Stated exercise: Reproduce, please, the span of lines beginning at the line with "Convert this chart to D3.js code." and ending at the line with "35, 40, 45];", inclusive, minus any pictures.

begin

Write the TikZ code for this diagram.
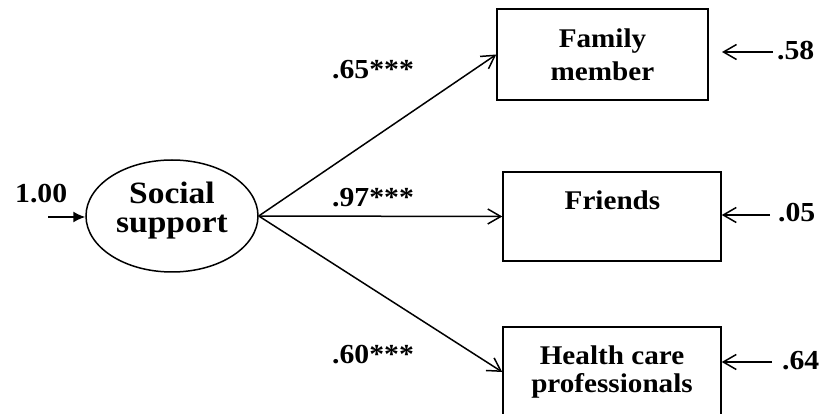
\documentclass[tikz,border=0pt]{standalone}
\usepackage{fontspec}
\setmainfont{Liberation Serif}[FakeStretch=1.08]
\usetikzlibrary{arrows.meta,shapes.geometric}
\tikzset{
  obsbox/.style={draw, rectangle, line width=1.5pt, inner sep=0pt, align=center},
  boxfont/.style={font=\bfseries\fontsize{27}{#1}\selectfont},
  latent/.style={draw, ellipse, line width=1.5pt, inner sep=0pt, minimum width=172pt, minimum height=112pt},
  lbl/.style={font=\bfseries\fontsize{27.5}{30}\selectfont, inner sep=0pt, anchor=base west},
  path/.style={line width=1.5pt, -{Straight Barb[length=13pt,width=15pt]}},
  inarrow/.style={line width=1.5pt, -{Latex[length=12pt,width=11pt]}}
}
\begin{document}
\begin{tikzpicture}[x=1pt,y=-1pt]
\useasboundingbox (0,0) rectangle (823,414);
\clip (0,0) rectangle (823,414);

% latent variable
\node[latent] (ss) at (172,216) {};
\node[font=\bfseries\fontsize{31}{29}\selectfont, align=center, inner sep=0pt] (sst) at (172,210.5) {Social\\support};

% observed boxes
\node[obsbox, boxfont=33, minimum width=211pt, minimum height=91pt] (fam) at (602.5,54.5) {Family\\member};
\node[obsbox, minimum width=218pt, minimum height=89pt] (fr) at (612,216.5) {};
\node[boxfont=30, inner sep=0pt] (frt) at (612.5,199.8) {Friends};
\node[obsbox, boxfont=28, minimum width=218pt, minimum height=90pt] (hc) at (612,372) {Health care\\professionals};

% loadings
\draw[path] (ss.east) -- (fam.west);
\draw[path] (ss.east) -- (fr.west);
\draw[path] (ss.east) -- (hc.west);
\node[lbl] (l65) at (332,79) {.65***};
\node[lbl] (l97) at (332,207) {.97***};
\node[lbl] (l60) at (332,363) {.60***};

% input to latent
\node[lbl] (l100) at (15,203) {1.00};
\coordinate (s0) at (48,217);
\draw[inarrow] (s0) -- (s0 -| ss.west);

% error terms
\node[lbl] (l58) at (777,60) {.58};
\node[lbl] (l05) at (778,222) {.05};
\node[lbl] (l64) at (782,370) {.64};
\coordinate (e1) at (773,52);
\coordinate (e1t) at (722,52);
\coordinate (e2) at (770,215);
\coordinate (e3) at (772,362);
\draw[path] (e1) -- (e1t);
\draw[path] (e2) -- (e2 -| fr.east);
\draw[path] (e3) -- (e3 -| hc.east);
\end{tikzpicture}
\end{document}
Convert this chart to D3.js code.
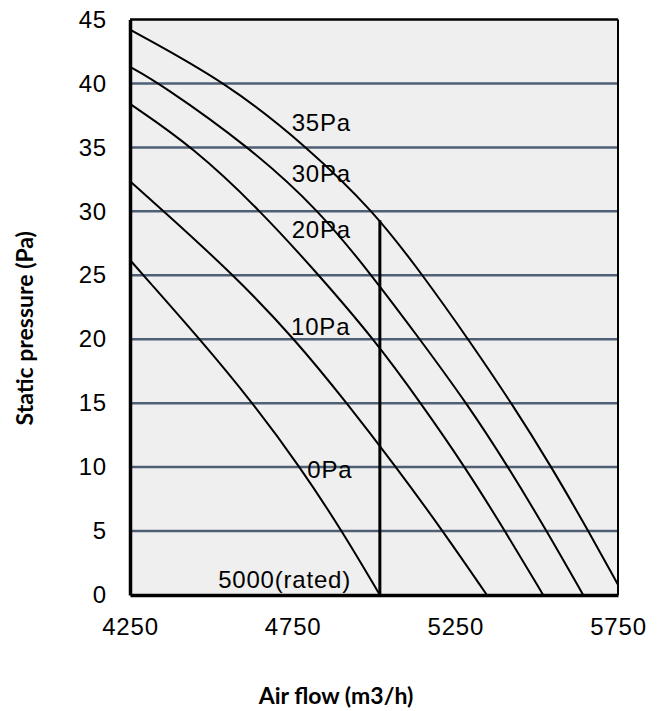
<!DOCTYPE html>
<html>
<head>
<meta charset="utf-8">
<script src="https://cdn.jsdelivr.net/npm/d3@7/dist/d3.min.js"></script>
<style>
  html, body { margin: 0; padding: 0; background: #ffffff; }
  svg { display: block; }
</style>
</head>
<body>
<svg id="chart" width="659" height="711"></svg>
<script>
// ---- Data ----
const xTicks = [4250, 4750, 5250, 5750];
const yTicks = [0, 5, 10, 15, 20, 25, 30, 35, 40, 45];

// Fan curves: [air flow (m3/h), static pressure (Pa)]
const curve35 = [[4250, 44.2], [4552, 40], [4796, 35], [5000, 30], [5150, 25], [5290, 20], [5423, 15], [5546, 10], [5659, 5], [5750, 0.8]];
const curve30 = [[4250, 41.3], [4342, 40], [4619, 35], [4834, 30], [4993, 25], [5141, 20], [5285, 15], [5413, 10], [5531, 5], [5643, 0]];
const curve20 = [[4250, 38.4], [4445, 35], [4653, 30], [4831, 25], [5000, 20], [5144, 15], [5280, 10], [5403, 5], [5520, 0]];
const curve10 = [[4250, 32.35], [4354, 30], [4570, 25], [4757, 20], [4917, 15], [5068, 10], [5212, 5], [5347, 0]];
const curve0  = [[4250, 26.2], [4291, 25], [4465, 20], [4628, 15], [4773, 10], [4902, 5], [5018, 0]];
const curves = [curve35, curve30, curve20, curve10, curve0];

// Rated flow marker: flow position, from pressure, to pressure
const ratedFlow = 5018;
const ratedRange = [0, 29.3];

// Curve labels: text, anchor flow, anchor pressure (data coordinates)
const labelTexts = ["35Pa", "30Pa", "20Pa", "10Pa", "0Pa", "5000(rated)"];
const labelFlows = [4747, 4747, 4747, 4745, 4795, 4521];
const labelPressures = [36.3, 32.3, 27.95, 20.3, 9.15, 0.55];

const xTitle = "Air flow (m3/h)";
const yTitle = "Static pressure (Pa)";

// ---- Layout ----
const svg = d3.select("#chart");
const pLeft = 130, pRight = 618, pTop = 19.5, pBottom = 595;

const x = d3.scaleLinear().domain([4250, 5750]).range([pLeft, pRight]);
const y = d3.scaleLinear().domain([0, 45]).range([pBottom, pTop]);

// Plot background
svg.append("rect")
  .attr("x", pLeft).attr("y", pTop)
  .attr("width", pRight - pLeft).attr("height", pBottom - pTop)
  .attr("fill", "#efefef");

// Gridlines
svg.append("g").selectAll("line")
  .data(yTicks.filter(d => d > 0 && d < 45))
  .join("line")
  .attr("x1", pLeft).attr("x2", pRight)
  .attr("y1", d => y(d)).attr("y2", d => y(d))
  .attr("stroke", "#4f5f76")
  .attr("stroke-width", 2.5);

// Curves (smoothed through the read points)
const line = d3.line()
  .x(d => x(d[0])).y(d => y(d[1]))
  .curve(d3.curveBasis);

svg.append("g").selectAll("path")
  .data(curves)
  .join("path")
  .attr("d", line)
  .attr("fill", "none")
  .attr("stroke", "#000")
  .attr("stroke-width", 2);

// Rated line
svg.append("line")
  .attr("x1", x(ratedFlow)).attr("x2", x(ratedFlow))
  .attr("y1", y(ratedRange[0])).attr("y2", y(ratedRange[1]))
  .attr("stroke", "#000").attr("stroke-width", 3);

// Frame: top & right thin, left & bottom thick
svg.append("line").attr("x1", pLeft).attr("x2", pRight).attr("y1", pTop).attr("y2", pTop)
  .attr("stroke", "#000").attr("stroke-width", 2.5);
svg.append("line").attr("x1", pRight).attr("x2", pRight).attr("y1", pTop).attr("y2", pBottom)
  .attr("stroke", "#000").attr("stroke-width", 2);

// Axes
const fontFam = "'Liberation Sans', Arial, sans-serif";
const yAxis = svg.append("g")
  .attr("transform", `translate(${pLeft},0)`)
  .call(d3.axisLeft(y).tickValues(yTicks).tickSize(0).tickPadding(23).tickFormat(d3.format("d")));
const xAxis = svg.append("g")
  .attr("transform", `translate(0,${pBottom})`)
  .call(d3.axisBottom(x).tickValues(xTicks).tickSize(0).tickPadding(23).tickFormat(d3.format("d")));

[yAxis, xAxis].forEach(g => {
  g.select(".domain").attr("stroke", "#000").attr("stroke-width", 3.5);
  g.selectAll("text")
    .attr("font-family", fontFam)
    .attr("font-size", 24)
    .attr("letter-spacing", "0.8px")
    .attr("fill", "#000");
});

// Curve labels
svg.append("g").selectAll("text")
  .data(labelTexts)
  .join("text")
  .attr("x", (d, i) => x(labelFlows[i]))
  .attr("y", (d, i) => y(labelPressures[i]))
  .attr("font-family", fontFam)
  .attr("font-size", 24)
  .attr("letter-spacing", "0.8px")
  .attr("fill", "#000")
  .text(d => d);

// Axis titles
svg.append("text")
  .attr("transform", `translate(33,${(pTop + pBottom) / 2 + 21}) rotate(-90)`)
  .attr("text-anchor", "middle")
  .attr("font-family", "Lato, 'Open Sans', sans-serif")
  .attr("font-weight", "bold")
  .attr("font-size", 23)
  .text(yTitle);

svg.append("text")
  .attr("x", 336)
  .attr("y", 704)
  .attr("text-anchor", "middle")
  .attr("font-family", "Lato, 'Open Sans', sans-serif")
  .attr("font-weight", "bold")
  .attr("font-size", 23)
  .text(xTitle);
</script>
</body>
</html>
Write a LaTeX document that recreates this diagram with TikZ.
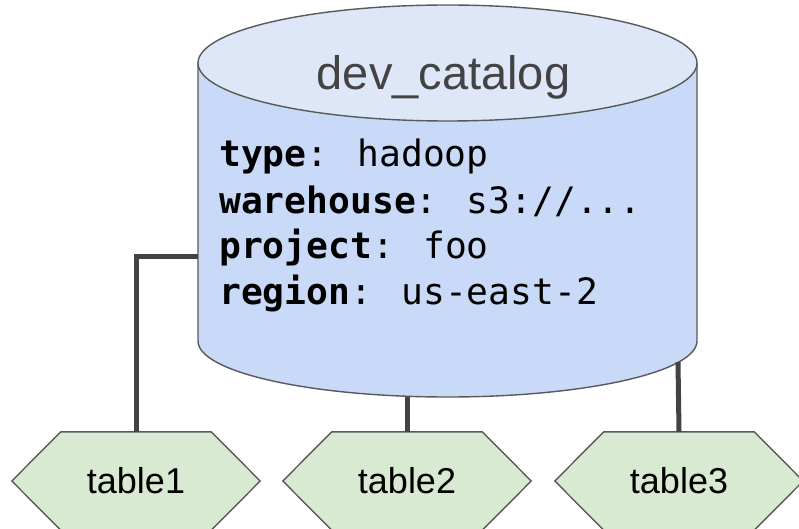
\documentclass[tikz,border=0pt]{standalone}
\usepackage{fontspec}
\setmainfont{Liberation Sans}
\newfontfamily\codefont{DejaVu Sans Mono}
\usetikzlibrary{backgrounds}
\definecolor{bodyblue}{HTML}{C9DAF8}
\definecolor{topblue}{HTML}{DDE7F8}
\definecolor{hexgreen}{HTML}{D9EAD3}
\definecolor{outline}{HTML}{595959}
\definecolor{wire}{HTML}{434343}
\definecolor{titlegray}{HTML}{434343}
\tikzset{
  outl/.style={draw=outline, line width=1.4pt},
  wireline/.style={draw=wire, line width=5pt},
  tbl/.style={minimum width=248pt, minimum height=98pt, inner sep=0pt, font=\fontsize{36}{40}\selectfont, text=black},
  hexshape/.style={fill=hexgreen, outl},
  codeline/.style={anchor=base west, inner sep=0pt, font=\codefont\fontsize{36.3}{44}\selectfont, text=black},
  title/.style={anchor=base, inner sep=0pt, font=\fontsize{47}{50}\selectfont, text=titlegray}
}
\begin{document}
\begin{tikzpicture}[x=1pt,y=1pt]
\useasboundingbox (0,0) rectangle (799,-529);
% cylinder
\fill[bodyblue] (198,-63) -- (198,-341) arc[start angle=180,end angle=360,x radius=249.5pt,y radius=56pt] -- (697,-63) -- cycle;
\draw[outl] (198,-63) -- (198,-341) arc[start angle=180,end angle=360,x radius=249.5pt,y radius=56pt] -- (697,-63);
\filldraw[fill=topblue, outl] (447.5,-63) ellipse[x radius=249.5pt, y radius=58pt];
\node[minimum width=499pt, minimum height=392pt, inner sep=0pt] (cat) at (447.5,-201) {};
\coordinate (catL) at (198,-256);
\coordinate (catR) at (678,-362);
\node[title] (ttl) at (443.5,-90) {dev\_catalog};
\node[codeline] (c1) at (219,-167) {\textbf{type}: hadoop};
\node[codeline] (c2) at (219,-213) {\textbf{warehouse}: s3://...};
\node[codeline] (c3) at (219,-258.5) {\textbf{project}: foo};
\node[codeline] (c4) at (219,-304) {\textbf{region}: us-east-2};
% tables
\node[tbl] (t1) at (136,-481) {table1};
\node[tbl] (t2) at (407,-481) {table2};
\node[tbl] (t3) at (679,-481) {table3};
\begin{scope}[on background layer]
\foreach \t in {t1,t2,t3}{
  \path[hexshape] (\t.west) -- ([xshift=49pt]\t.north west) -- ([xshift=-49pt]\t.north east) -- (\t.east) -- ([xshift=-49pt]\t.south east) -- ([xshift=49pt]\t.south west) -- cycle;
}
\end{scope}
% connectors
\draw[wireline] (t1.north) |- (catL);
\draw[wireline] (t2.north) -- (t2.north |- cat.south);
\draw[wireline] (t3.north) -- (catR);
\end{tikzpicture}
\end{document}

end

Finished answer:
Convert this chart to D3.js code.
<!DOCTYPE html>
<html>
<head>
<meta charset="utf-8">
<script src="https://cdn.jsdelivr.net/npm/d3@7/dist/d3.min.js"></script>
<style>
  html, body { margin: 0; padding: 0; background: #ffffff; }
  svg { display: block; }
</style>
</head>
<body>
<svg id="chart" width="659" height="711"></svg>
<script>
// ---- Data ----
const xTicks = [4250, 4750, 5250, 5750];
const yTicks = [0, 5, 10, 15, 20, 25, 30, 35, 40, 45];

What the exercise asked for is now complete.